Hockey association confronts concussions

When it comes to concussions in hockey, the rule of thumb for coaches is: When in doubt, sit them out. The Whitehorse Minor Hockey Association wants less doubt, and more verifiable evidence.

When it comes to concussions in hockey, the rule of thumb for coaches is: When in doubt, sit them out.

The Whitehorse Minor Hockey Association wants less doubt, and more verifiable evidence.

To make this happen, the association has started using the Sport Concussion Assessment Tool 2, or SCAT2, this season.

“Certainly, concussions are an issue in all contact sports, so what we’ve done is gone a little bit above and beyond what is required,” said Marlene Jennings, a member of the association’s board. “We recognize the potential is pretty high for concussions. Management is a big part of it.”

SCAT2 aids medical professionals in diagnosing concussions. The third International Conference on Concussion in Sport held in Zurich in 2008, resulted in the Zurich guidelines, which recommend the use of SCAT2 by sports organizations.

The design of the tool is simple. Athletes are taken through a series of physical and cognitive tests at the start of the season to establish a baseline of what is normal. Then, following a head injury, the tests are repeated to see of there is any change.

“In the event of an injury, when one of these guys gets in front of a medical professional, they’ll know what’s normal,” said Jennings. “That’s a huge factor in determining how severe a concussion may be and to make a diagnosis that will aid in a safe return.”

The physical component of SCAT2 includes a balance test and the Glasgow Coma Scale, which measures a person’s conscious state. There are parts that resemble the sobriety exams that police officers put suspected drunk drivers through.

The cognitive portion of the test asks simple questions, like, what is today’s date? And what time is it?

Athletes are also given memory tests, asking them to repeat a list of five unrelated words and a series of numbers.

The SCAT2 is designed for 10 years old and older.

Since some kids might regularly find it difficult to list the correct date, establishing a personalized baseline is vital for youngsters, said association president Carl Burgess.

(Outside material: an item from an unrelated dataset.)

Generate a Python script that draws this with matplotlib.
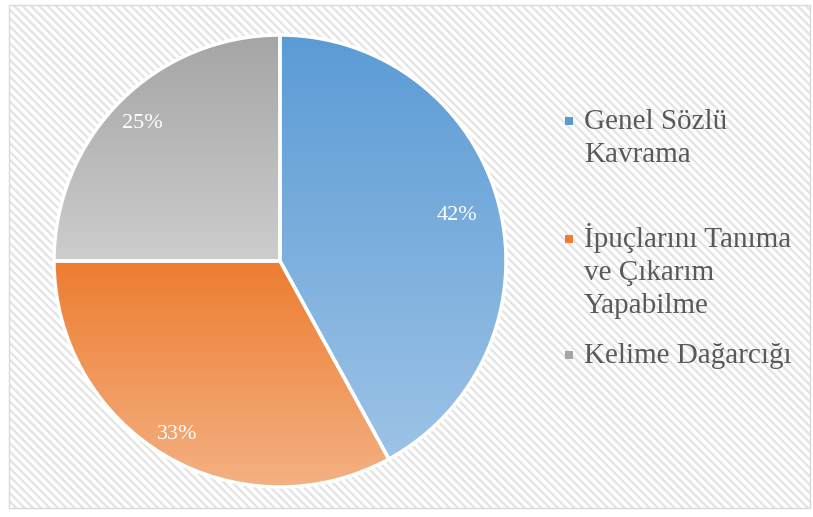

“The range of responses between kids is quite large,” said Burgess. “SCAT2 is state of the art that folks are pointing to and using regularly.

“It aids the proper diagnoses if there is an incident (involving a head injury) and, as well, it aids the return-to-play process.

“If there is an incident that there’s a suspected head injury, an attending physician will use that baseline.”

Only teams from Whitehorse’s representative club, the Mustangs, are required by the association to use SCAT2 since those are the teams that will potentially play contact hockey. (Whitehorse’s local leagues are non-contact.)

However, other teams – and even athletes from other sports – can use SCAT2 on a voluntary basis.

The Whitehorse Women’s Hockey Association is on board with the idea.

“We’re trying to set up a time where all the ladies can be assessed as well,” said Vanessa Bogaert, president of the association. “We’ll take the cost of it this time around, but say next year, if people want it, they’ll have to invest themselves. But this year we’re offering it from the league.”

The women’s league does not need to look at NHL superstar Sidney Crosby, sidelined for significant portions of the last two season with concussion symptoms, to understand the danger of the traumatic brain injury. The women’s league had two confirmed concussions during last season and those players “aren’t able to play this season due to continued affects of the concussion,” said Bogaert.

“One of my kids got a concussion a couple of weeks ago from falling off the monkey bars at school,” said Jennings. “It happens everywhere and I think a lot of it goes unreported. Kids have headaches or their neck is sore.”

The original SCAT does not involve asking questions to an athlete prior to a head injury. Instead, the test is limited to questions following an injury, asking players to rate symptoms such as headache, vision problems, confusion, on a scale of 0 to 6.

Both SCAT and SCAT2 take into account common symptoms of concussions such as loss of consciousness, seizures or convulsions, amnesia, neck pain and more.

SCAT2 is used by many professional sports leagues, including the MLB, CFL, NFL, NHL, IIHF and FIFA.

“Now everyone uses it,” said Shelley Gallatly, the athletic therapist who is conducting the test for the Mustangs.

There are even two SCAT2 smartphone applications – one free and one costing $3.99 – that can be downloaded by medical professionals and team staff.

The Canadian Pediatric Society released a study last week recommending that contact hockey be limited to players 13-years-old and up.

That would mean removing contact from the peewee age group and only introducing it at bantam. Currently, Hockey Canada advocates introducing checking at the peewee level.